Rubashkin Appeals Conviction, Sentence

(RNS) Convicted businessman Sholom Rubashkin, former executive of the now-defunct Agriprocessors kosher meat plant, has filed an appeal in hopes of a new trial, or at least a reduced sentence. Rubashkin, 51, was found guilty in November 2009 on 86 counts of fraud related to his management of Agriprocessors, once the nation’s largest producer of […]

(RNS) Convicted businessman Sholom Rubashkin, former executive of the now-defunct Agriprocessors kosher meat plant, has filed an appeal in hopes of a new trial, or at least a reduced sentence.

Rubashkin, 51, was found guilty in November 2009 on 86 counts of fraud related to his management of Agriprocessors, once the nation’s largest producer of kosher meat, in Postville, Iowa.

He has been ordered to pay more than $26 million in restitution and has begun serving his 27-year sentence at a federal prison in Otisville, N.Y., where attorneys say the ultra-Orthodox Jewish businessman has access to kosher food, prayer books and ritual items, but lacks the necessary minyan — a quorum of 10 Jewish men — for certain prayers.


In a brief filed Monday with the U.S. Court of Appeals in St.
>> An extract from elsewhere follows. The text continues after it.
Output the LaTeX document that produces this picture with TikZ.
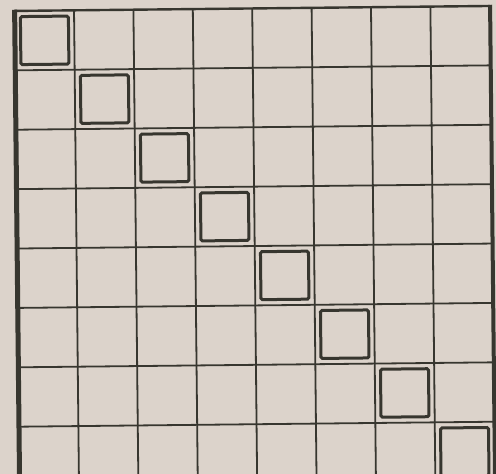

Louis, Mo., Rubashkin’s attorneys argued that their client was treated far more harshly than other white-collar criminals, and that presiding Judge Linda Reade should have recused herself due to her involvement in the planning of the May 2008 immigration raid of the Postville plant.

Rubashkin’s supporters also point out he is a first-time offender with 10 children, including an autistic teenager, and deeply committed to his religious community.

“When viewed in the context of other federal sentences imposed on defendants who have committed similar offenses, it is clear that there is an enormous disparity between the sentence imposed on Sholom Rubashkin and sentences of other nonviolent white-collar offenders who did much greater harm to the public,” the brief states, calling the 27-year sentence “procedurally flawed and substantively unreasonable.”

The 2008 raid, the largest immigration enforcement action in U.S. history, revealed nearly 400 undocumented workers, including minors, working at the plant. But federal prosecutors opted not to pursue the labor charges after the decisive fraud conviction, citing the time and expense of conducting another trial and detaining the workers as potential witnesses.

The government’s response to the appeal is due Jan. 25.